Keisha Blain Wins Book Award From the Berkshire Conference of Women Historians

Keisha N. Blain has received the Berkshire Conference of Women Historians award for a first book that deals substantially with the history of women, gender, and/or sexuality. Her book, Set the World on Fire: Black Nationalist Women and the Global Struggle for Freedom (University of Pennsylvania Press, 2018), demonstrates how a supposedly “failed movement,” the activism of Black nationalist women who challenged White supremacy and advocated for full citizenship and human rights for people of African descent, could nonetheless offer important sources of identity, voice, and power to the women who constituted it.
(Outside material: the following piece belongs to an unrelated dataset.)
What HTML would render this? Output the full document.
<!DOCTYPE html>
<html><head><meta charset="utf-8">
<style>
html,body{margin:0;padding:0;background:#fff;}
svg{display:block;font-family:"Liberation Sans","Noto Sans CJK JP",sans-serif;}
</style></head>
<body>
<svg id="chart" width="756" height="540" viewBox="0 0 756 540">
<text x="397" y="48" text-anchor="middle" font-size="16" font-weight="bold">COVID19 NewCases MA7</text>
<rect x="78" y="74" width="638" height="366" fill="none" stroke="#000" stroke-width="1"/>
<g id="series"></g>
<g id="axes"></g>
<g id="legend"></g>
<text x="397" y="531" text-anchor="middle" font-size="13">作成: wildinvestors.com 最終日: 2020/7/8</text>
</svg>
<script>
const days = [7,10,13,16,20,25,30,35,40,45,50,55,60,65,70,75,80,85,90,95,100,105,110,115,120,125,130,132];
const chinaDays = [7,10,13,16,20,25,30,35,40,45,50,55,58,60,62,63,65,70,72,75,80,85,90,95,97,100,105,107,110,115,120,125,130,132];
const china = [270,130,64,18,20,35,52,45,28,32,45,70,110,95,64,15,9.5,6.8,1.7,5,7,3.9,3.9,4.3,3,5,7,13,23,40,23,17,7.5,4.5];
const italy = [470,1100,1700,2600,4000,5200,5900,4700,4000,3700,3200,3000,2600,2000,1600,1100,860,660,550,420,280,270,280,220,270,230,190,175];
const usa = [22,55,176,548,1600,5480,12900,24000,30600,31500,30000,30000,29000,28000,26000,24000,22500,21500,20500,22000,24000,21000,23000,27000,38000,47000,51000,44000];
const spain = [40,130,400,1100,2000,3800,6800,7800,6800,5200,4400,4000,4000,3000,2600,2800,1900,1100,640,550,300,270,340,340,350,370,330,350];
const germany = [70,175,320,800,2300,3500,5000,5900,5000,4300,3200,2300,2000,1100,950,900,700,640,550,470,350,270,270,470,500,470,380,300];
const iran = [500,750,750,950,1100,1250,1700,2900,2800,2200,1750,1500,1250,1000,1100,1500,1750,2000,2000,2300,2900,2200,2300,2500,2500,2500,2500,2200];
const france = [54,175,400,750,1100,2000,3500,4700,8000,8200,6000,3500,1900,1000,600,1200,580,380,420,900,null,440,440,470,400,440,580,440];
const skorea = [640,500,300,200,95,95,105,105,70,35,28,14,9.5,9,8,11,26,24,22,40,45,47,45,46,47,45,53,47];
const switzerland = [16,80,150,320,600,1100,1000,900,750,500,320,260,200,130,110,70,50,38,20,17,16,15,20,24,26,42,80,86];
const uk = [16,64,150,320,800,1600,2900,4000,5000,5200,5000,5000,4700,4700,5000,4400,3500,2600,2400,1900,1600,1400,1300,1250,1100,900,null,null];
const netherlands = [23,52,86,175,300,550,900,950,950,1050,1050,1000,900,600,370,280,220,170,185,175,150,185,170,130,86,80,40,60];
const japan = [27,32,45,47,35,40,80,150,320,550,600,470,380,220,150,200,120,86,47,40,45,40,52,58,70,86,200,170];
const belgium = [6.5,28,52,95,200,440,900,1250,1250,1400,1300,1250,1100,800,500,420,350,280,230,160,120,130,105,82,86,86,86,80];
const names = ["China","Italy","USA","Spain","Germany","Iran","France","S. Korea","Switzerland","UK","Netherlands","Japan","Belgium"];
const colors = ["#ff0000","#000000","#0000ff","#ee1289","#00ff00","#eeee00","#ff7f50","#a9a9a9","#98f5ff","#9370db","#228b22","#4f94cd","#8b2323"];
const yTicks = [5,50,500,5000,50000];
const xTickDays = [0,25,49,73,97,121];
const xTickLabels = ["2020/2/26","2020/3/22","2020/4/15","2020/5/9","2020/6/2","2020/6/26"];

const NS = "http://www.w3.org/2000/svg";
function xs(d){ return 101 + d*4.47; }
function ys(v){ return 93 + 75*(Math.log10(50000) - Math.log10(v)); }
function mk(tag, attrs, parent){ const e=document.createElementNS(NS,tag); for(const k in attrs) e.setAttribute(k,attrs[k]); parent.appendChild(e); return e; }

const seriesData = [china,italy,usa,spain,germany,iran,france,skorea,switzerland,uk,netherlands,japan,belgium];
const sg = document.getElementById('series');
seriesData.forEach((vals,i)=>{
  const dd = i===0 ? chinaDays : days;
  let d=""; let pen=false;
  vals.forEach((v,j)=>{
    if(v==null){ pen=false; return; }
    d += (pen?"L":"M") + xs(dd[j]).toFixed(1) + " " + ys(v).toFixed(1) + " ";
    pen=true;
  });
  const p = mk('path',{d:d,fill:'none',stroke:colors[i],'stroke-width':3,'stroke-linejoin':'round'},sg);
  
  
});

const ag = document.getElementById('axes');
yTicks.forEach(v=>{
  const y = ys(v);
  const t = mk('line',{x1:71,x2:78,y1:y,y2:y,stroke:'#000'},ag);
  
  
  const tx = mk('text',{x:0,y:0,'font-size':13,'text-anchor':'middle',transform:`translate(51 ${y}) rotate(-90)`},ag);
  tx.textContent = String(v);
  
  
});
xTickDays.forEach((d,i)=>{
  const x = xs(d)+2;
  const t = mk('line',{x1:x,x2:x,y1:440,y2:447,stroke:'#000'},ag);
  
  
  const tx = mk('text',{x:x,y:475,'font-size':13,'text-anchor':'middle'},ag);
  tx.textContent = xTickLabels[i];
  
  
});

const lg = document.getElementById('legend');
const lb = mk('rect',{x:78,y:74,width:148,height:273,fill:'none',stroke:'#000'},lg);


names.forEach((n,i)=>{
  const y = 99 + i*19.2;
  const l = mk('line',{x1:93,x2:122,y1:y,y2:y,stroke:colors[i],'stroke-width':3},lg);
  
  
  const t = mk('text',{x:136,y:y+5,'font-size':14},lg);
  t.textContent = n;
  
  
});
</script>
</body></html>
Dr. Blain is an associate professor of history at the University of Pittsburgh, where she has served on the faculty since 2017. Earlier in her career, she served as an assistant professor of history at the University of Iowa and as a postdoctoral research fellow in the Africana Research Center at the University of Pennsylvania. Her teaching interests include civil rights and Black Power, Black internationalism, and African American women’s history.

In addition to Set the World on Fire, Dr. Blain is the co-editor of three books: New Perspectives on the Black Intellectual Tradition (Northwestern University Press, 2018), Charleston Syllabus: Readings on Race, Racism, and Racial Violence (University of Georgia Press, 2018), and To Turn the Whole World Over: Black Women and Internationalism (University of Illinois Press, 2019).

Dr. Blain is a magna cum laude, Phi Beta Kappa, and high honors graduate of Binghamton University in New York where she majored in history and Africana studies. She holds a master’s degree and Ph.D. both in history from Princeton University in New Jersey.